### Provided material
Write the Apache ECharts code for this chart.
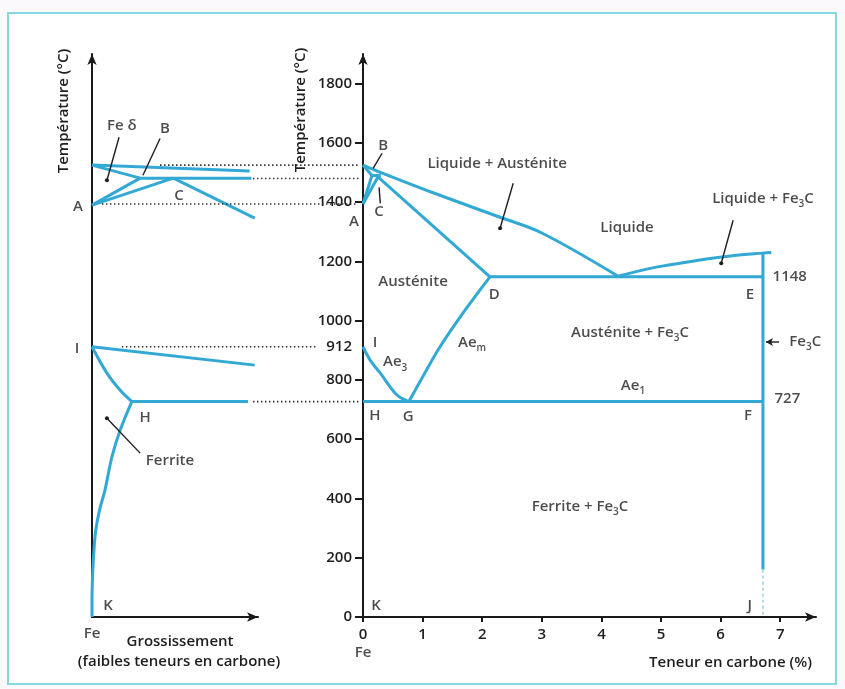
<!DOCTYPE html>
<html><head><meta charset="utf-8">
<script src="https://cdn.jsdelivr.net/npm/echarts@6/dist/echarts.min.js"></script>
<style>html,body{margin:0;padding:0;background:#fcf9fd;} #c{width:845px;height:689px;}</style>
</head><body><div id="c"></div>
<script>
// ---------------- data ----------------
const yTicks = [0, 200, 400, 600, 800, 1000, 1200, 1400, 1600, 1800];
const yExtraLabels = [912];
const xTicks = [0, 1, 2, 3, 4, 5, 6, 7];

// main diagram : x = teneur en carbone (%), y = température (°C)
const mLiquidus      = [[0,1525],[0.2,1508],[1.2,1430],[2.3,1349],[3.0,1296],[4.28,1150]];
const mDeltaSolidus  = [[0,1525],[0.15,1490]];
const mPeritectic    = [[0.15,1490],[0.3,1490]];
const mDeltaGamma    = [[0,1394],[0.15,1490]];
const mGammaLimit    = [[0,1394],[0.25,1485]];
const mSolidus       = [[0.25,1485],[2.13,1148]];
const mEutectic      = [[2.13,1148],[6.71,1148]];
const mHyperLiquidus = [[4.28,1150],[4.9,1180],[5.6,1203],[6.2,1219],[6.71,1228],[6.85,1230]];
const mCementite     = [[6.71,1228],[6.71,160]];
const mCementiteLow  = [[6.71,160],[6.71,0]];
const mAem           = [[0.77,727],[1.0,810],[1.29,911],[1.7,1032],[2.13,1148]];
const mAe3           = [[0,912],[0.12,867],[0.29,823],[0.57,749],[0.77,727]];
const mAe1           = [[0,727],[6.71,727]];

// enlarged panel (faibles teneurs en carbone), arbitrary enlarged carbon units
const lLiquidus      = [[0,1525],[9.5,1505]];
const lDeltaSolidus  = [[0,1525],[2.9,1481]];
const lPeritectic    = [[2.9,1481],[9.6,1481]];
const lDeltaGamma    = [[0,1390],[2.9,1481]];
const lGammaLimit    = [[0,1390],[4.9,1481]];
const lSolidus       = [[4.9,1481],[9.8,1346]];
const l912           = [[0,912],[9.8,850]];
const lIH            = [[0,912],[0.9,823],[1.7,765],[2.4,727]];
const lH727          = [[2.4,727],[9.4,727]];
const lFerrite       = [[2.4,727],[1.7,631],[1.2,540],[0.78,428],[0.45,360],[0.22,290],[0.1,210],[0.03,130],[0,60],[0,0]];

// dotted reference lines between the two panels (temperature, from, to)
const refTemps = [1525, 1480, 1394, 912, 727];
const refFrom  = [4.1, 9.7, 0.6, 1.8, 9.7];
const refTo    = [16.1, 16.1, 16.0, 13.5, 16.1];

// ---------------- annotations ----------------
const mainText = [
 ['A',-0.15,1335],['B',0.34,1592],['C',0.27,1366],['Liquide + Austénite',2.25,1531],
 ['Liquide',4.43,1312],['Liquide + Fe{s|3}C',6.71,1413],['1148',7.16,1147],['E',6.49,1089],
 ['Austénite',0.84,1133],['D',2.2,1089],['Austénite + Fe{s|3}C',4.48,958],
 ['Fe{s|3}C',7.42,928],['Ae{s|1}',4.53,782],['727',7.12,735],['F',6.46,678],
 ['I',0.2,927],['Ae{s|3}',0.54,860],['Ae{s|m}',1.83,927],['H',0.2,678],['G',0.76,675],
 ['Ferrite + Fe{s|3}C',3.64,371],['K',0.22,37],['J',6.49,37],['Fe',0,-121]
];
const leftText = [
 ['Fe δ',1.8,1659],['B',4.4,1649],['C',5.24,1420],['A',-0.84,1383],['I',-0.9,904],
 ['H',3.2,671],['Ferrite',4.7,526],['K',0.96,37],['Fe',0,-57]
];
const mainLeaders = [
 [[0.32,1565],[0.17,1514],false],[[0.29,1396],[0.27,1450],false],
 [[2.52,1464],[2.3,1312],true],[[6.21,1339],[6.01,1194],true]
];
const leftLeaders = [
 [[1.63,1619],[0.9,1474],true],[[4.1,1615],[3.07,1491],false],[[2.9,553],[0.9,671],true]
];
const fe3cArrow = [[6.76,928],[6.98,928]];

// ---------------- chart ----------------
const FONT = 'Open Sans';
const FS = 15;
const TXT = '#1e1e1e';
const CYAN = '#32a9d5';
const chart = echarts.init(document.getElementById('c'));

function phase(xi, data, extra) {
  return Object.assign({type:'line', xAxisIndex:xi, yAxisIndex:xi, data:data, showSymbol:false,
    symbol:'none', clip:false, silent:true, animation:false,
    lineStyle:{color:CYAN, width:3}}, extra||{});
}
function smooth(xi, data){ return phase(xi, data, {smooth:0.35, smoothMonotone:null}); }
function leader(xi, l){
  return {type:'line', xAxisIndex:xi, yAxisIndex:xi, clip:false, silent:true, animation:false,
    data:[{value:l[0], symbol:'none'}, {value:l[1], symbol:l[2]?'circle':'none', symbolSize:4}],
    showSymbol:true, itemStyle:{color:'#1e1e1e'}, lineStyle:{color:'#1e1e1e', width:1.4}};
}
const rich = {
  s:{fontSize:10, lineHeight:10, verticalAlign:'bottom', fontFamily:FONT, fontWeight:600, color:TXT}
};
function texts(xi, list){
  return {type:'scatter', xAxisIndex:xi, yAxisIndex:xi, clip:false, silent:true, animation:false,
    symbolSize:0, itemStyle:{color:'transparent'},
    data:list.map(t=>({name:t[0], value:[t[1],t[2]]})),
    label:{show:true, position:'inside', formatter:p=>p.name, color:TXT, fontFamily:FONT,
      fontWeight:600, fontSize:FS, lineHeight:21, rich:rich}};
}

const axisLineStyle = {color:'#1a1a1a', width:2};
const series = [
  smooth(0,mLiquidus), phase(0,mDeltaSolidus), phase(0,mPeritectic), phase(0,mDeltaGamma),
  phase(0,mGammaLimit), phase(0,mSolidus), phase(0,mEutectic), smooth(0,mHyperLiquidus),
  phase(0,mCementite), phase(0,mCementiteLow,{lineStyle:{color:'#7cc7df', width:1.2, type:[3,3]}}),
  smooth(0,mAem), smooth(0,mAe3), phase(0,mAe1),
  phase(1,lLiquidus), phase(1,lDeltaSolidus), phase(1,lPeritectic), phase(1,lDeltaGamma),
  phase(1,lGammaLimit), phase(1,lSolidus), phase(1,l912), smooth(1,lIH), phase(1,lH727),
  smooth(1,lFerrite),
  texts(0, mainText), texts(1, leftText),
  {type:'line', xAxisIndex:0, yAxisIndex:0, clip:false, silent:true, animation:false, showSymbol:true,
   data:[{value:fe3cArrow[0], symbol:'arrow', symbolSize:[6,7], symbolRotate:90}, {value:fe3cArrow[1], symbol:'none'}],
   itemStyle:{color:'#1e1e1e'}, lineStyle:{color:'#1e1e1e', width:1.4}}
];
mainLeaders.forEach(l=>series.push(leader(0,l)));
leftLeaders.forEach(l=>series.push(leader(1,l)));
refTemps.forEach((t,i)=>series.push({type:'line', xAxisIndex:2, yAxisIndex:2, silent:true, animation:false,
  symbol:'none', clip:false, data:[[refFrom[i],t],[refTo[i],t]],
  lineStyle:{color:'#333', width:1.6, type:[1.5,2.5]}}));

const lbl = {color:TXT, fontSize:FS, fontWeight:600, fontFamily:FONT, formatter:v=>String(v)};
chart.setOption({
  animation:false,
  textStyle:{fontFamily:FONT},
  grid:[
    {left:363, top:54, width:453, height:563},
    {left:92, top:54, width:166, height:563},
    {left:92, top:54, width:271, height:563}
  ],
  xAxis:[
    {type:'value', gridIndex:0, min:0, max:7.6,
     axisLine:{show:true, lineStyle:axisLineStyle, symbol:['none','arrow'], symbolSize:[7,11]},
     axisTick:{show:true, customValues:xTicks, length:5, lineStyle:{color:'#1a1a1a', width:2}},
     axisLabel:Object.assign({customValues:xTicks, margin:10}, lbl),
     splitLine:{show:false}},
    {type:'value', gridIndex:1, min:0, max:10,
     axisLine:{show:true, lineStyle:axisLineStyle, symbol:['none','arrow'], symbolSize:[7,11]},
     axisTick:{show:false}, axisLabel:{show:false}, splitLine:{show:false}},
    {type:'value', gridIndex:2, min:0, max:16.33, show:false}
  ],
  yAxis:[
    {type:'value', gridIndex:0, min:0, max:1900,
     axisLine:{show:true, lineStyle:axisLineStyle, symbol:['none','arrow'], symbolSize:[7,11]},
     axisTick:{show:true, customValues:yTicks, length:8, lineStyle:{color:'#1a1a1a', width:2}},
     axisLabel:Object.assign({customValues:yTicks.concat(yExtraLabels), margin:11}, lbl),
     splitLine:{show:false}},
    {type:'value', gridIndex:1, min:0, max:1900,
     axisLine:{show:true, lineStyle:axisLineStyle, symbol:['none','arrow'], symbolSize:[7,11]},
     axisTick:{show:false}, axisLabel:{show:false}, splitLine:{show:false}},
    {type:'value', gridIndex:2, min:0, max:1900, show:false}
  ],
  graphic:[
    {type:'rect', z:-10, shape:{x:8, y:13, width:828, height:671},
     style:{fill:'#ffffff', stroke:'#86d8dc', lineWidth:2}},
    {type:'text', x:64, y:111, rotation:Math.PI/2,
     style:{text:'Température (°C)', fill:TXT, font:'600 15px "Open Sans"', align:'center', verticalAlign:'middle'}},
    {type:'text', x:301, y:110, rotation:Math.PI/2,
     style:{text:'Température (°C)', fill:TXT, font:'600 15px "Open Sans"', align:'center', verticalAlign:'middle'}},
    {type:'text', x:180, y:642,
     style:{text:'Grossissement', fill:TXT, font:'600 15px "Open Sans"', align:'center', verticalAlign:'middle'}},
    {type:'text', x:179, y:662,
     style:{text:'(faibles teneurs en carbone)', fill:TXT, font:'600 15px "Open Sans"', align:'center', verticalAlign:'middle'}},
    {type:'text', x:812, y:663,
     style:{text:'Teneur en carbone (%)', fill:TXT, font:'600 15px "Open Sans"', align:'right', verticalAlign:'middle'}}
  ],
  series:series
});
</script>
</body></html>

### What to produce
Take the lines from the start of the material to the line with "const xTicks = [0, 1, 2, 3, 4, 5, 6, 7];", both included, and transcribe them exactly without the pictures.

### Result of this exercise
Write the Apache ECharts code for this chart.
<!DOCTYPE html>
<html><head><meta charset="utf-8">
<script src="https://cdn.jsdelivr.net/npm/echarts@6/dist/echarts.min.js"></script>
<style>html,body{margin:0;padding:0;background:#fcf9fd;} #c{width:845px;height:689px;}</style>
</head><body><div id="c"></div>
<script>
// ---------------- data ----------------
const yTicks = [0, 200, 400, 600, 800, 1000, 1200, 1400, 1600, 1800];
const yExtraLabels = [912];
const xTicks = [0, 1, 2, 3, 4, 5, 6, 7];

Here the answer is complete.